Description type:Non-original description 
Description:Mucor mucedo L. - Spec. Plant. 2: 1655; ex Fr. - Syst. mycol. 3: 320. 1832.
Mucor griseo-ochraceus Naumov - Mater. Mikol. Fitopat. Ross. 1 : 9. 1915.
Mucor murorum Naumov - Mater. Mikol. Fitopat. Ross. 1: 11. 1915.
Mucor coprophilus Povah - Bull. Torrey bot. Club 44: 297. 1917.
Mucor mucedo L. ex Fr. f. dependens Burgeff - Z. Bot. 12: 3. 1920 - Mucor dependens (Burgeff) Burgeff - Bot. Abb. 4: 17. 1924.
Mucor murorum Naumov var. macrosporus, var. robustus, var. rufescens, var. coloratus Naumov - Opredelitel' Mukorovykh (Mucorales), Ed. 2, pp. 50, 51. 1935.
Mucor murorum Naumov var. bitabulatus Pidoplichko & Milko - Atlas mucoral'nykh gribov, p. 80. 1971.
The following description is of CBS 640.67 on beerwort agar at 20°C, in darkness.
Colony up to 25 mm in height, Drab-Gray, aromatic, composed of a sparse layer of tall, usually simple sporangiophores and a well developed layer of short, repeatedly branched sporangiophores; tall sporangiophores up to 40 µm in diam. usually unbranched or with few secondary branches, though large branches infrequently occur, at first with numerous adhering droplets, bearing sporangia up to 250 µm in diam., brownish grey at maturity, with deliquescent spiny walls; columellae obovoid to ellipsoidal, up to 160 x 125 µm, with or without reddish-brownish contents; the sporangia that are supported by the short sporangiophores are slightly darker in colour, have persistent spiny walls and are variable in size; the columellae found in the under-region are cylindrical ellipsoidal or, rarely, campanulate, up to 85 x 53 µm, with reddish-brownish contents; sporangiospores cylindrical-ellipsoidal, broadly ellipsoidal, 10.5-13.5 x 5.7-7.5 µm, or subspherical, 8-9 µm in diam., thick-walled, with more or less 'cloudy' granular contents; zygospores [CBS 640.67 (-) x CBS 144.24 (+), on beerwort agar at 15°C] globose to compressed between suspensors, up to 250 x 200 µm, with warty protuberances up to 15 µm in length; suspensors equal or nearly so, swollen and then constricted at the attachment to the zygospore or without a swelling, yellowish to brownish.
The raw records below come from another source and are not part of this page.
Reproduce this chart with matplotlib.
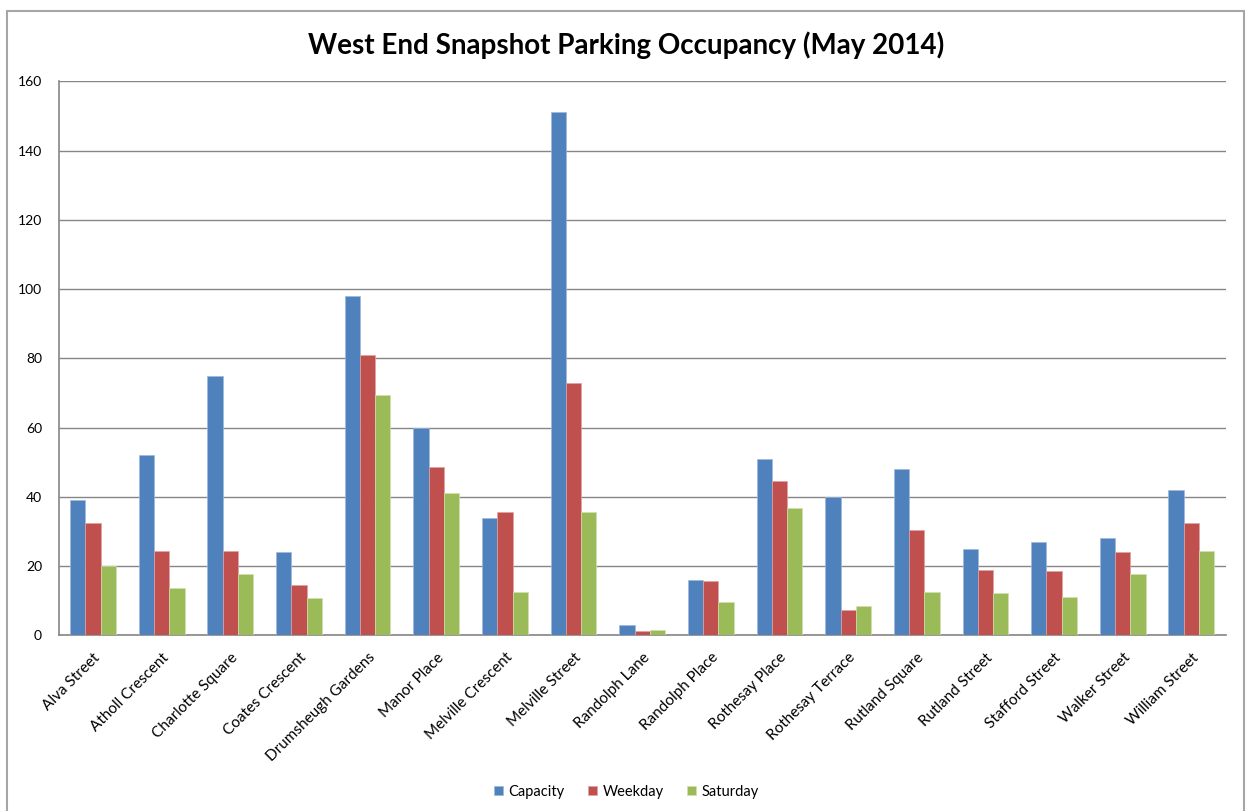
import matplotlib
matplotlib.use('Agg')
import matplotlib.pyplot as plt
from matplotlib.patches import Rectangle
import numpy as np

streets = ['Alva Street', 'Atholl Crescent', 'Charlotte Square', 'Coates Crescent',
           'Drumsheugh Gardens', 'Manor Place', 'Melville Crescent', 'Melville Street',
           'Randolph Lane', 'Randolph Place', 'Rothesay Place', 'Rothesay Terrace',
           'Rutland Square', 'Rutland Street', 'Stafford Street', 'Walker Street',
           'William Street']
capacity = [39, 52, 75, 24, 98, 60, 34, 151, 3, 16, 51, 40, 48, 25, 27, 28, 42]
weekday = [32.5, 24.4, 24.4, 14.6, 80.9, 48.5, 35.5, 73, 1.2, 15.8, 44.5, 7.4, 30.3, 19, 18.7, 24.1, 32.5]
saturday = [20, 13.6, 17.6, 10.7, 69.4, 41.2, 12.4, 35.5, 1.6, 9.5, 36.9, 8.5, 12.4, 12.1, 11, 17.6, 24.4]
yticks = [0, 20, 40, 60, 80, 100, 120, 140, 160]

plt.rcParams['font.family'] = ['Lato', 'DejaVu Sans']

fig = plt.figure(figsize=(12.53, 8.11), dpi=100)
# outer chart border (bottom edge is cut off in the original)
fig.patches.append(Rectangle((7 / 1253, -10 / 811), 1237 / 1253, 810 / 811, transform=fig.transFigure,
                             fill=False, edgecolor='#a6a6a6', linewidth=1.5))

ax = fig.add_axes([58.7 / 1253, 1 - 635.3 / 811, 1167 / 1253, 554 / 811])

x = np.arange(len(streets))
w = 1 / 4.5
ax.bar(x - w, capacity, w, color='#4F81BD', edgecolor='#9db8dc', linewidth=0.5, label='Capacity', zorder=3)
ax.bar(x, weekday, w, color='#C0504D', edgecolor='#e0a3a1', linewidth=0.5, label='Weekday', zorder=3)
ax.bar(x + w, saturday, w, color='#9BBB59', edgecolor='#cfe0ad', linewidth=0.5, label='Saturday', zorder=3)

ax.set_xlim(-0.5, len(streets) - 0.5)
ax.set_ylim(0, 160)
ax.set_yticks(yticks)
ax.yaxis.grid(True, color='#868686', linewidth=1, zorder=0)
ax.set_axisbelow(True)
for s in ['top', 'right']:
    ax.spines[s].set_visible(False)
for s in ['left', 'bottom']:
    ax.spines[s].set_color('#868686')
    ax.spines[s].set_linewidth(1.2)
ax.tick_params(axis='y', length=0, labelsize=10, pad=12)
ax.tick_params(axis='x', length=0, pad=11)
ax.set_xticks(x)
ax.set_xticklabels(streets, rotation=45, ha='right', rotation_mode='anchor', fontsize=11)

fig.text(0.4995, 1 - 45 / 811, 'West End Snapshot Parking Occupancy (May 2014)',
         ha='center', va='center', fontsize=20, fontweight='bold')

fig.legend(loc='center', bbox_to_anchor=(0.5, 1 - 792 / 811), ncol=3, frameon=False,
           fontsize=10.5, handlelength=0.6, handleheight=0.6, handletextpad=0.4, columnspacing=1.6)

fig.savefig('out.png', dpi=100)
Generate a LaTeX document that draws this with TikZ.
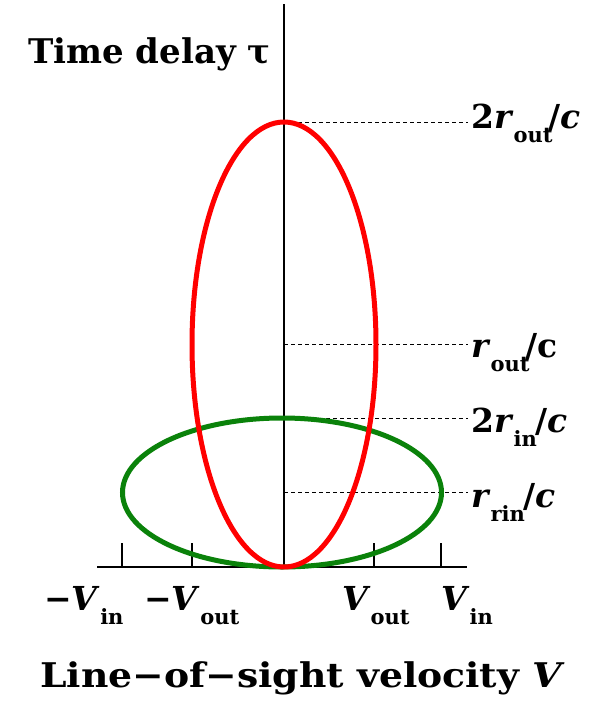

Influence of temperature: at 30°C no growth, at 25-5°C growth and sporulation. At 15°C and below recurved short sporangiophores occur, the columellae are narrow cylindrical-ellipsoidal and the sporangiospores tend to be larger.
Influence of light: cultures grown in daylight at 20°C produced hardly any short sporangiophores or none, but tall unbranched sporangiophores only. Simultaneous cultures in darkness produced a dense layer of short sporangiophores intermingled with rather few tall sporangiophores. Light-cultures were yellowish-brownish in colour; yellowish spots occurred on the tall sporangiophores; only few sporangiophores were covered with droplets.
Influence of medium: on cherry agar and on acid beerwort agar (pH 4) linear growth slow; on SMA at 20°C in darkness, colony Light Grayish Olive, tall unbranched sporangiophores rare.